I AM Glaswegian, Scottish, and European. I’m proud of all three. Not uncritically, of course. All those communities, where I’ve lived my whole life, have varied traditions, from fighting against fascism to being complicit in empire and racism. On the precipice of this week’s vote, where should we look today in search of the noble tradition of a better, equal Europe?

I’d been looking, listening, hoping for a clear and positive reason to vote one way or another. It never arrived. Instead there’s been a campaign that, in the main, has been nasty, brutish and (thankfully) short.

The characters and causes haven’t helped. There are untrustworthy Tories on both sides, corporate groups and think-tanks letting out groans of financial fears, and the disgusting undertone of racism and anti-immigrant prejudice.

Yet there are hopeful people out there. Campaigners for a people’s Europe want to change the EU from within. They speak of workers’ rights, climate change, peace and human rights.

Those are fine ambitions, but seem naive in the context of Cameron’s narrow renegotiation. The UK political leadership, in reality, wasted its greatest chance for EU reform.

Higher up the naivety spectrum are the arguments of those who wanted a "Lexit" – leaving the EU for a more socialist country. Scorning the EU establishment’s direction on refugee rights, collective ownership, the treatment of Greece, and the TTIP corporate trade pact, they claim a future UK Government could take a more progressive path.

Despite its best intentions, I feel this view is oblivious to the UK’s poor record in all these areas. In fact, Leave campaign leaders are open in their calls for more right-wing policies if they get their way.

With realistic evidence of change in short supply, neither vote looks likely to bring progress in the UK or Europe. But what about Scotland?

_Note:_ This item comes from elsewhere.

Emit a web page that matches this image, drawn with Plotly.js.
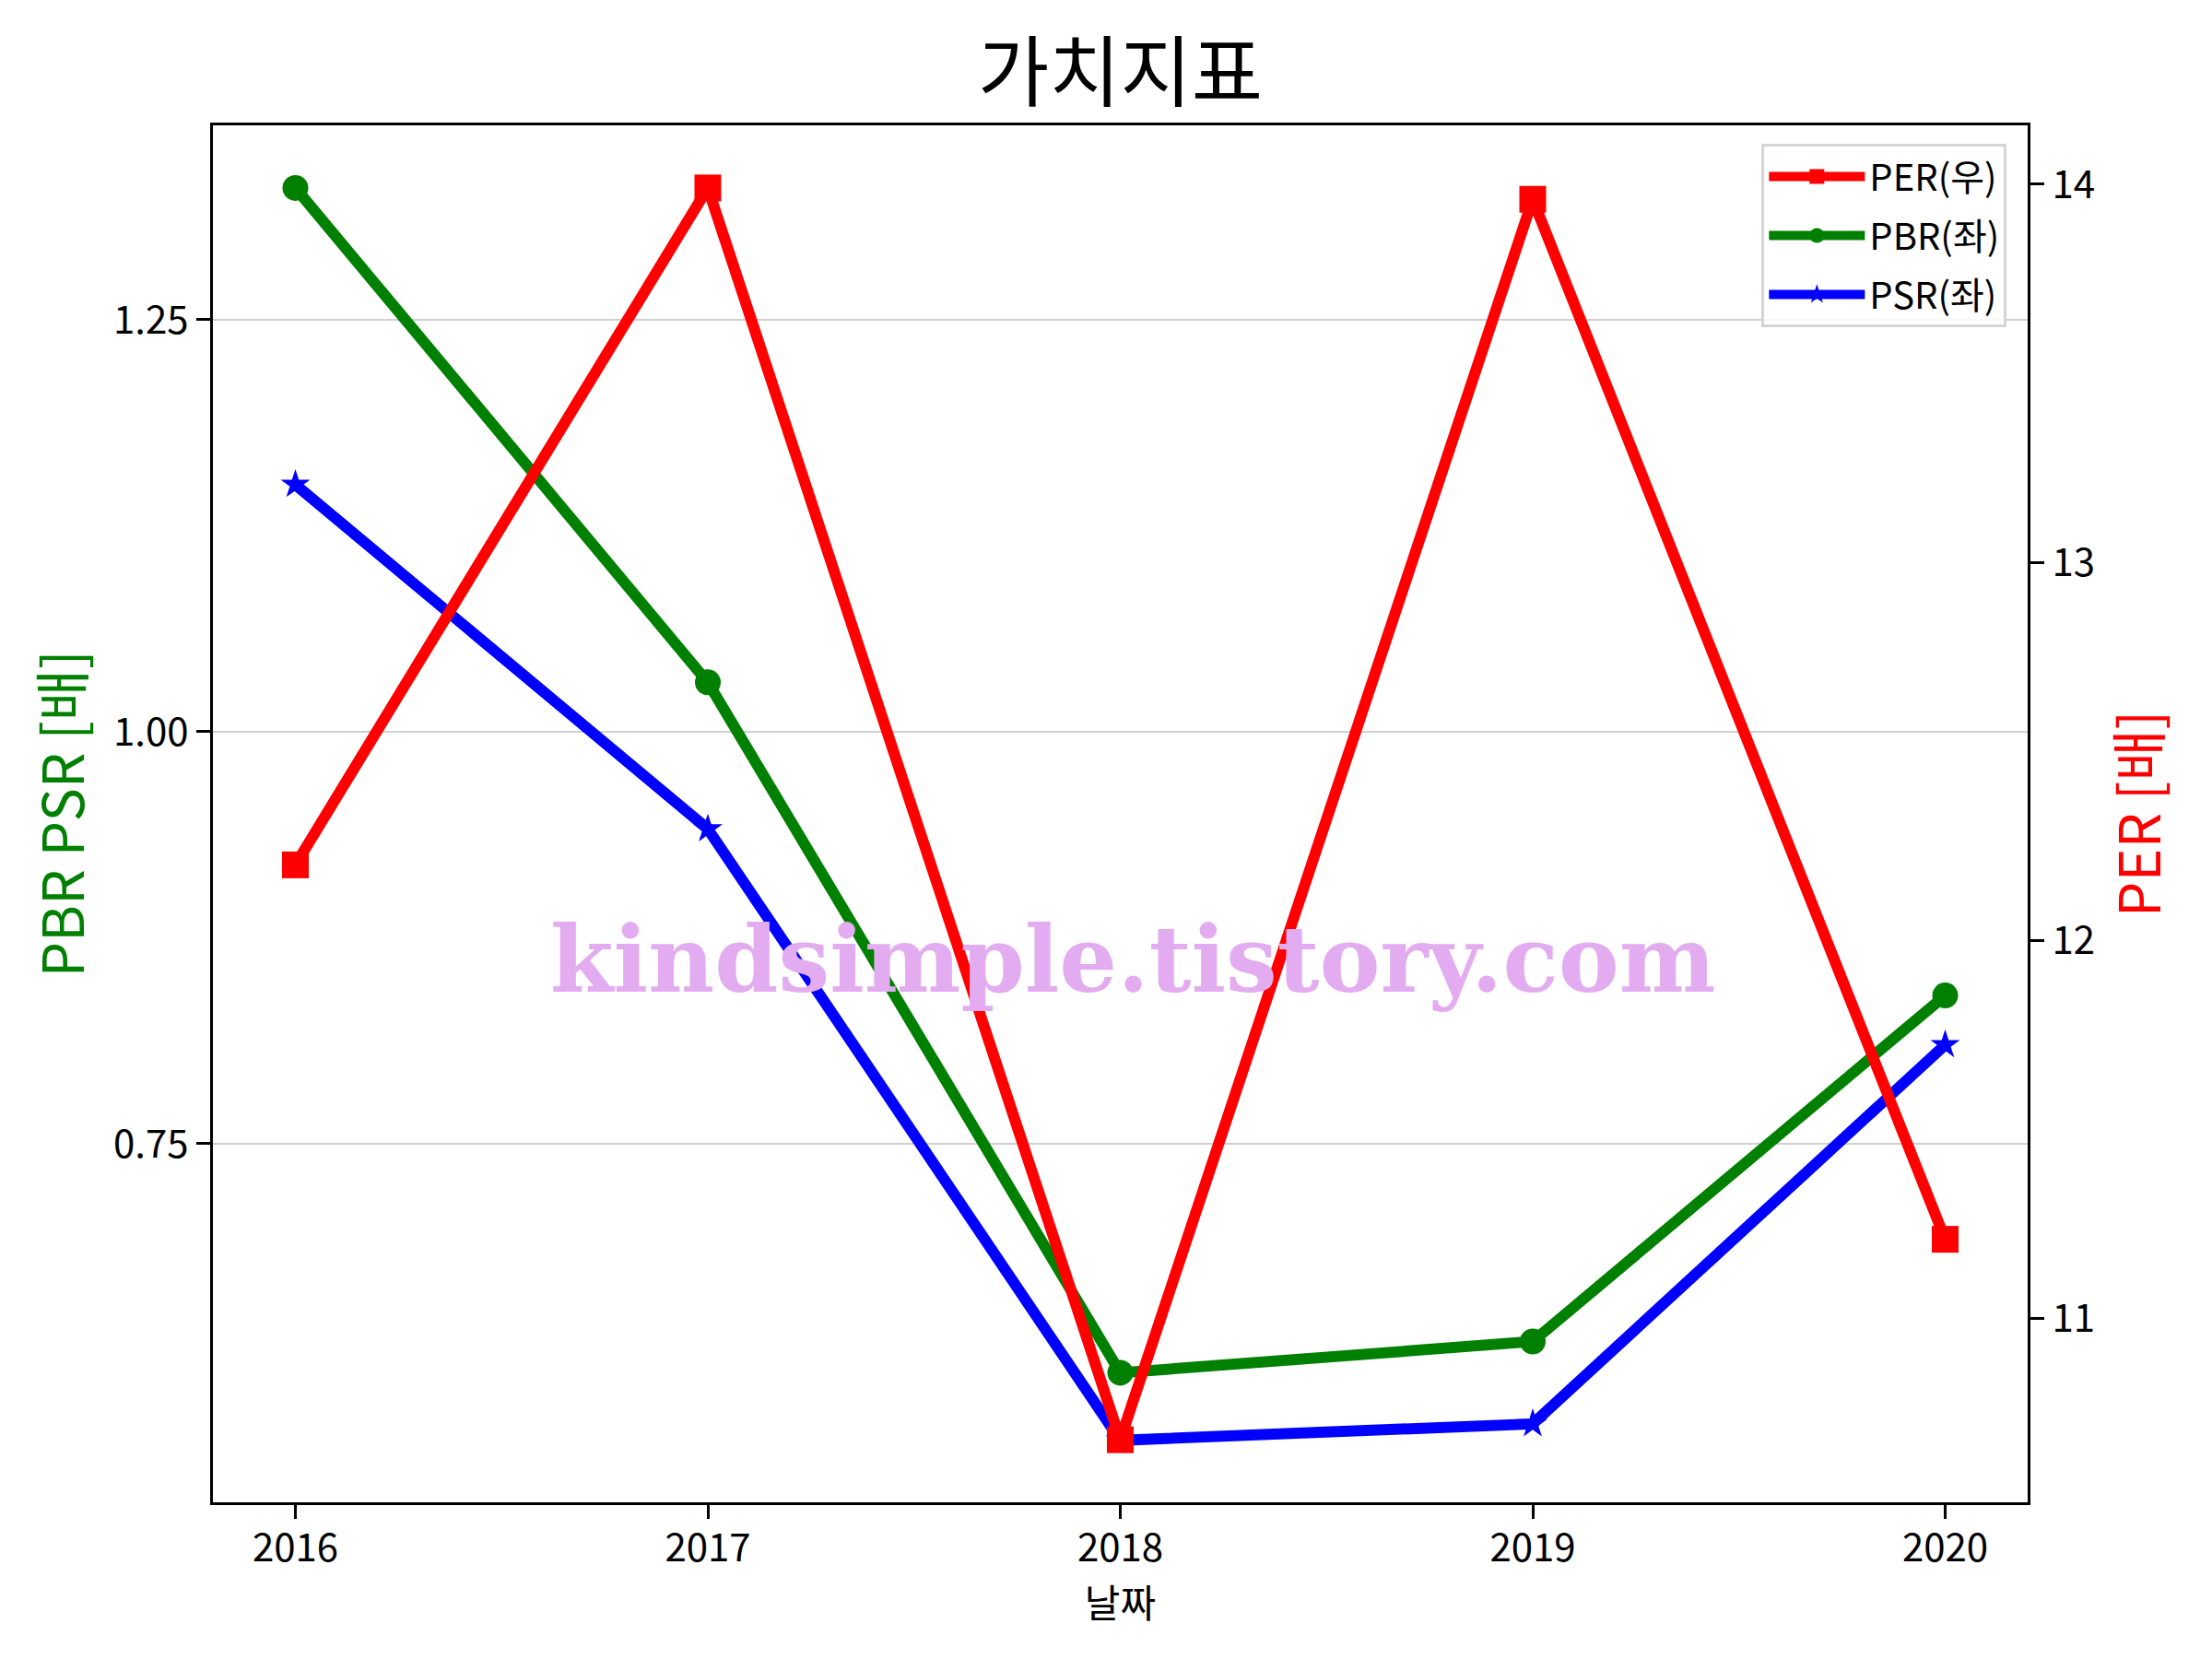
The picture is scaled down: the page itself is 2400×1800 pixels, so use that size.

Surprisingly, the EU referendum has lacked a straightforward nationalist campaign for a Remain vote. The SNP, successful when "speaking up for Scotland", supports the general benefits of the EU but has been quieter on the future self-interest to Scotland being a member.

Full independent EU membership would give Scotland far greater influence than it's ever had as a region of the UK’s membership. It means having real power in an international organisation, including vetoes and direct representation at the highest level.

Nicola Sturgeon waited until the last days of campaigning to send a clear nationalist message to supporters.

Any possibility of a post-Brexit independence referendum requires a high Remain vote in Scotland, she said. It’s true.

Every Leave vote in Scotland would make the country’s negotiating position weaker if Scotland’s majority view is ignored by Westminster once again.

But even that Machiavellian strategy, of nationalist hopes near and far, is hardly a reason to vote Remain wholeheartedly. Instead I’ve admitted defeat: what we face is a choice of a lesser evil. What vote will do the least harm?

It wasn’t until the last week that I swung strongly behind one side. I saw Nigel Farage’s sickly, grinning face before that ugly, race-baiting poster.

I read the polls that immigration was the top issue for Leave voters. I heard the nasty rhetoric of blame and division, most concentrated on the Leave side. I thought about the three million EU citizens in the UK excluded from this election.

That concentrated my mind. That slippery euphemism – "control our borders" – is the cry of right-wing English nationalism, and it is close to power. We have to shout back.

For my friends forced out of my city by the bureaucratic bullying of the Home Office; for the millions who have moved here and enriched this land; for the millions of Scots who emigrated themselves; for the refugees welcomed out of respect of freedom from fear – my vote is for you.

This referendum may have felt glib compared to the movement of 2014, but it doesn’t need to be. The murder of Jo Cox brought home the reality of the politics of hate and its dangers. While no vote on Thursday alone will end that threat, it has made me choose a side.

I won’t join David Cameron’s celebrations if he is on the winning side this week. I’ll feel flat either way. But I will take some comfort if Ukip’s English nationalist project fails in its search for vindication.

That will be small comfort. What verdict this vote reaches on migration will matter most.

In a week when the United Nations said 65 million people were displaced by conflict and that European leaders had “stirred up” a “climate of xenophobia”, it is important to say we are not afraid.

Wherever our neighbours come from in the world, you are welcome here. My hope is to wake up on Friday in a country where that can still be the case.